I want to be more aware. To move forward with this I am proposing to ONLY concentrate on one thing at a time. After a month abroad without an internet / phone attachment to myself, I realize how often I question something and then go directly to looking it up. What a blessing that my questions can be instantly answered! So different from finding time in the next day to go to the library and look through the encyclopedia. (The library culture has really had to change since, right?!)
As a result of wandering, then, directly looking, I see a globalized impact on Italy and her cities. I wonder about myself and the constant distraction this availability provides as I am working on a project or concentrating on daily work -the availability is a distraction. As is, being available.
Along our trip the large plans were taken care of, such as what city we’d be visiting and where we’d be sleeping. But, the day to day time was very loose. So, we judged what was next by the prior ten minutes, and continued on for a month in that way. What needed to be done, or what we desired to do, grew out from the last thing that attended us. We didn’t have to remember to do anything, but did something as it came along.
To be more aware of my trip i am going to write and remember it day by day and give myself the time to be thorough.
Zurich, CH . Day 1
Wandering through the streets of Zurich I see men in suits, bicycle traffic moving along with the street, city rail trains stopping for pedestrians. Zurich was founded for a reason I cannot find beyond that it was enjoyed by lake dwellers. Zurich’s central location probably accounts for one of the reasons it is now the largest city in Switzerland. Now, financial institutions inhabit the city, and on a Friday afternoon bankers and young families are out for a long lunch.
There is the Limmat River cutting through the city, the old town Zurich to the west of it. The river leads to the Zurichsee, the Sea, and a view of Die Alpen. The old city of thin passageways and no cars, people walking between the key maker signs, jewelery shops and sweater stores. One low entrance has green silk curtains to the inside of the door so that upon entering you could close off the door to a window.
Phil climbs the Grossmunster church’s wobbly tower steps while I fall asleep in a back pew. An orchestra is rehearsing in these stone walls, their sound so awake and alive as I drift off.

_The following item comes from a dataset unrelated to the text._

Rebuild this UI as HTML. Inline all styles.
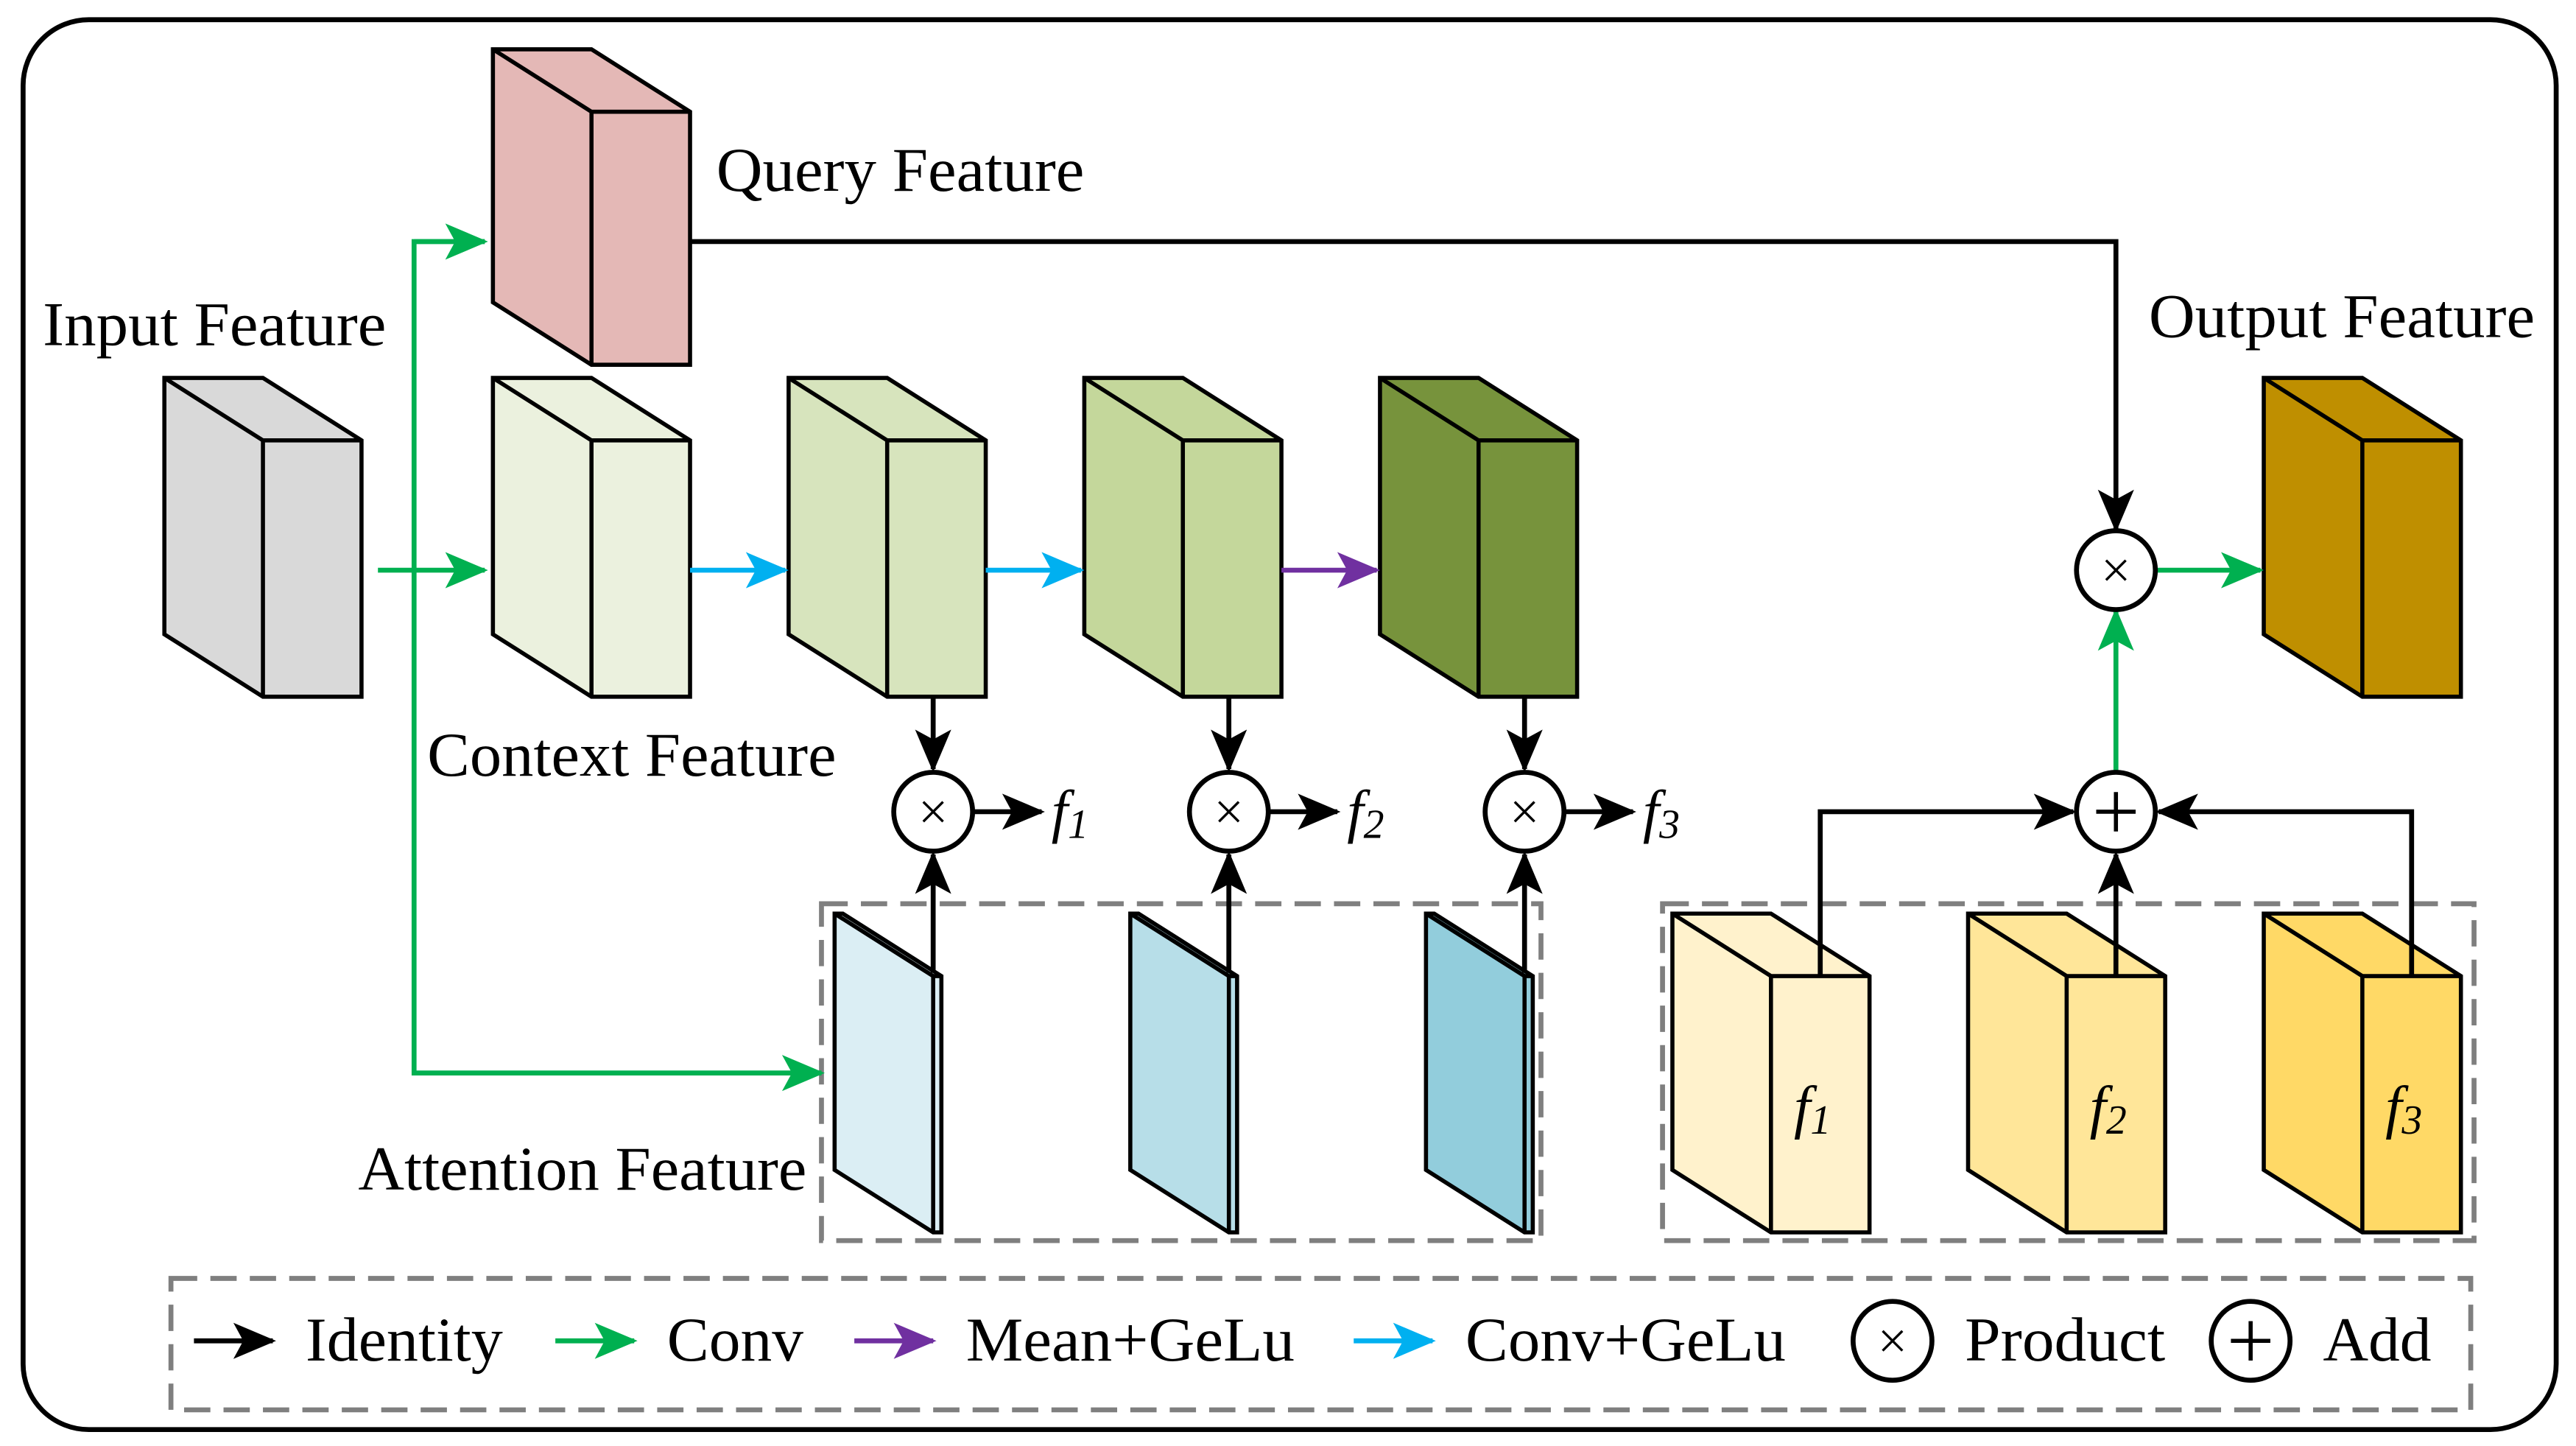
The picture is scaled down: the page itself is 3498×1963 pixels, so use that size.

We stop by the lake. The night concludes in a pink sky, school bands play their trumpets in piazzas around the city. We climb the stepped ten feet wide streets between five-story buildings in the old town to listen and clap with the crowd on the church steps. We have an Italian dinner by the river, just sit down to be served instead of asking for a table. The waiters have these compact computers for taking our order with, then someone else bring our drinks out… very efficient. I see a sweater I’d like to get for a friend on our walk home (our mobile home of not more than a bed, a shower and one another for the next month) and think these mountain people know how to dress. Ladies in at least three layers; tight pants, leggings under dresses with sweaters, jackets and scarves hanging off them as they walk by in heels. Zurich is clean and cool, church bells ring through out the next morning but no one is awake before nine.